All of the shows are still dark but all of the bars and restaurants and beaches are now open. I feel like i’m living in a different country than everyone else. Am I? How is a Cheesecake Factory filled to capacity any different than a 500 seat theater? It’s not. I’m not saying that if restaurants are open than theaters should be open. What I’m saying is they all should be closed so people don't fucking die. I do not want myself or my family to die because the CEO of Pepsi decides that our lives are worth their profits. Nothing has changed since March, there’s more virus out there now than there was then and we are no more equipped to handle it.

When people see restaurants and bars open they think we are back to normal, that we are safe. It signals that there is no more danger, so people relax, stop masking and distancing. Because why would our government let us do something that’s not safe? Isn’t there a specific plan? I hate to be the one to have to remind you that the same government that is in charge of reopening is the same government that has made guns easier to get and mental health care harder to get since sandy hook. It’s the same government that hasn’t replaced the water pipes in Flint Michigan that are actively poisoning it’s citizens. It’s the same government that is trying to dismantle our already extremely ill-equipped healthcare system during a pandemic. We are not safe. They will not keep us safe. We have to keep ourselves safe. Nothing is back to normal. Nothing will go back to normal until we stop the spread of the virus by stopping spreading it with our own damn bodies. 

They are doing shows in New Zealand. The shows have gone on because they have completely eradicated the virus. Not with a vaccine. Not with a magic treatment. But by locking the fuck down, testing and tracing and not letting up until it was gone, putting scientists in charge instead of ceos, making a good plan and executing it.
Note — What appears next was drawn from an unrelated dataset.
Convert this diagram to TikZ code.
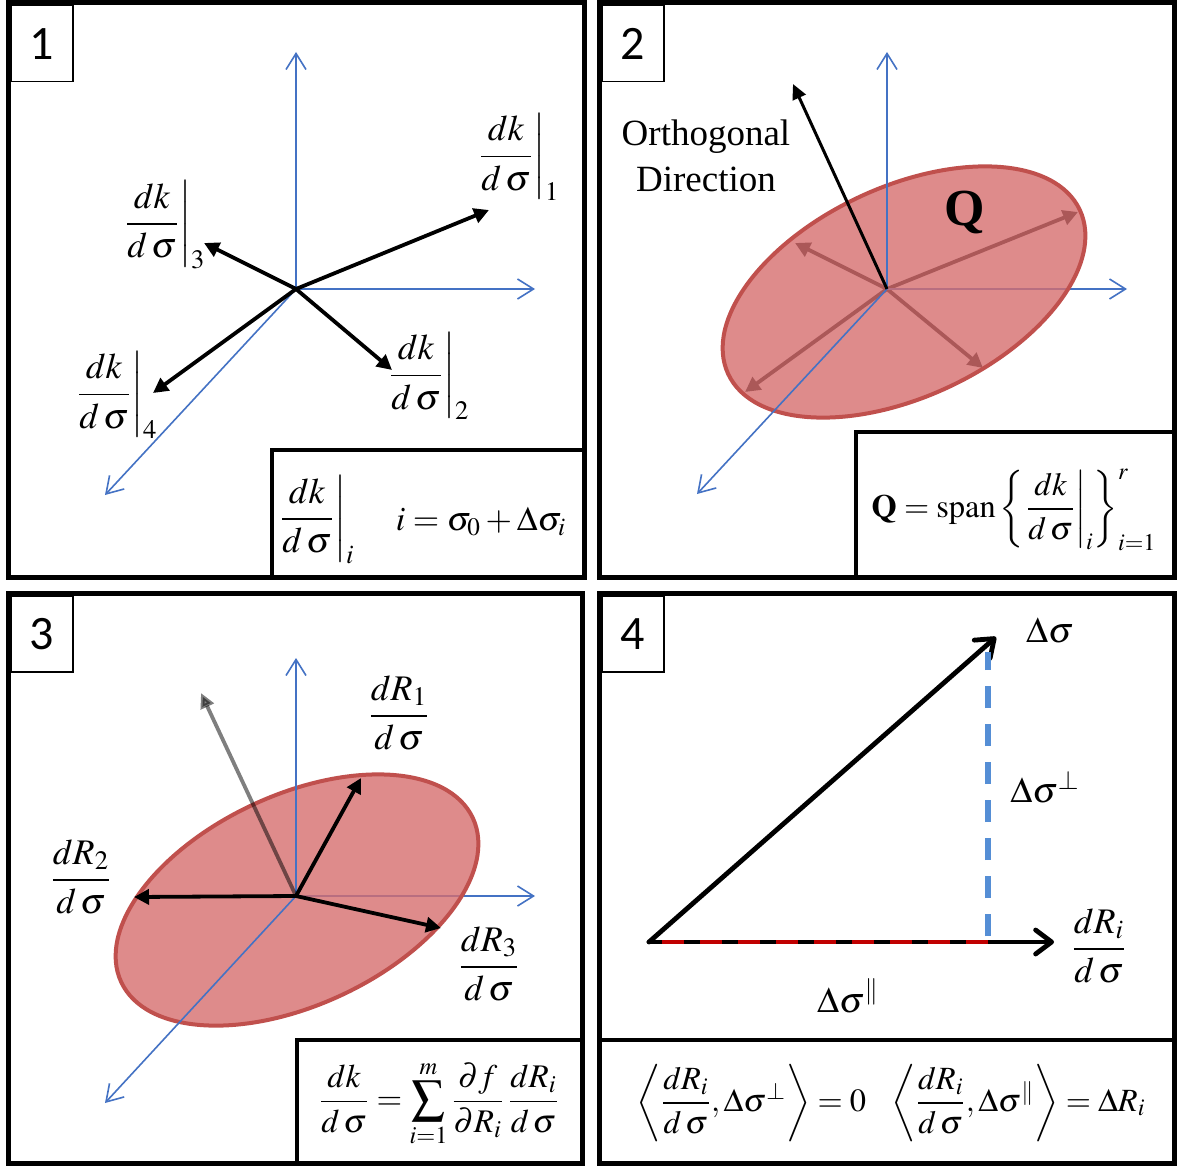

The only way to stop this virus is to lockdown and wait. It took New Zealand two months. This could all be over for us if we locked down. I could be back at work. We could be hugging our families. But we are not tough like the dancers dancing on broken legs, musicians singing on shredded vocal chords, actors perfectly portraying someone who is not in a great deal of pain when that is the opposite of their situation.

It’s too late and we’ve lost. The American made nails of freedom over consideration for others are too deeply driven into our nation’s foundation. We are a country of Diva’s, of people who put themselves before the show at every turn. People who put their own bullshit ahead of other’s lives, ahead of the lives of us all. I’m sorry that I have no hope to offer you this week. I can only offer you honesty instead. Many people will continue to die, and the industry of live entertainment in the US is going to die right along with them. We are killing people because people are bored. We are killing people because we are entrenched in a toxic capitalist society that values money over life. We can’t keep putting our bullshit in front of the greater good. Stop participating in the dangerous re-opening if you are privileged enough to do so. It’s not worth your lives and it’s not your responsibility to line the pockets of Restaurant industry CEOS. You have food at home. Wear a mask. Stay as far away from other people as possible. If you can get tested, get tested. Give us all a chance for the show to go on. 

There’s an adage that I prefer to the show must go on that I think is healthier. It allows you to set your own boundaries and encourages group-care over individualism while maintaining a distrust in authority.  It’s a saying by the band the Mountain Goats about touring. They put it on a patch and I'm lucky enough to have one of those patches that I display prominently in my living room. The patch is an outline of a tour van and it says “We have no friends, no one not in the van can be trusted, we ourselves are our only allies, trust ends at the windshield.” I want you all to follow that adage. Do not trust anyone to take care of you, “no one not in the van can be trusted.” Take care of as many people as you can, “we ourselves are our only allies.” Your life is more important than the show.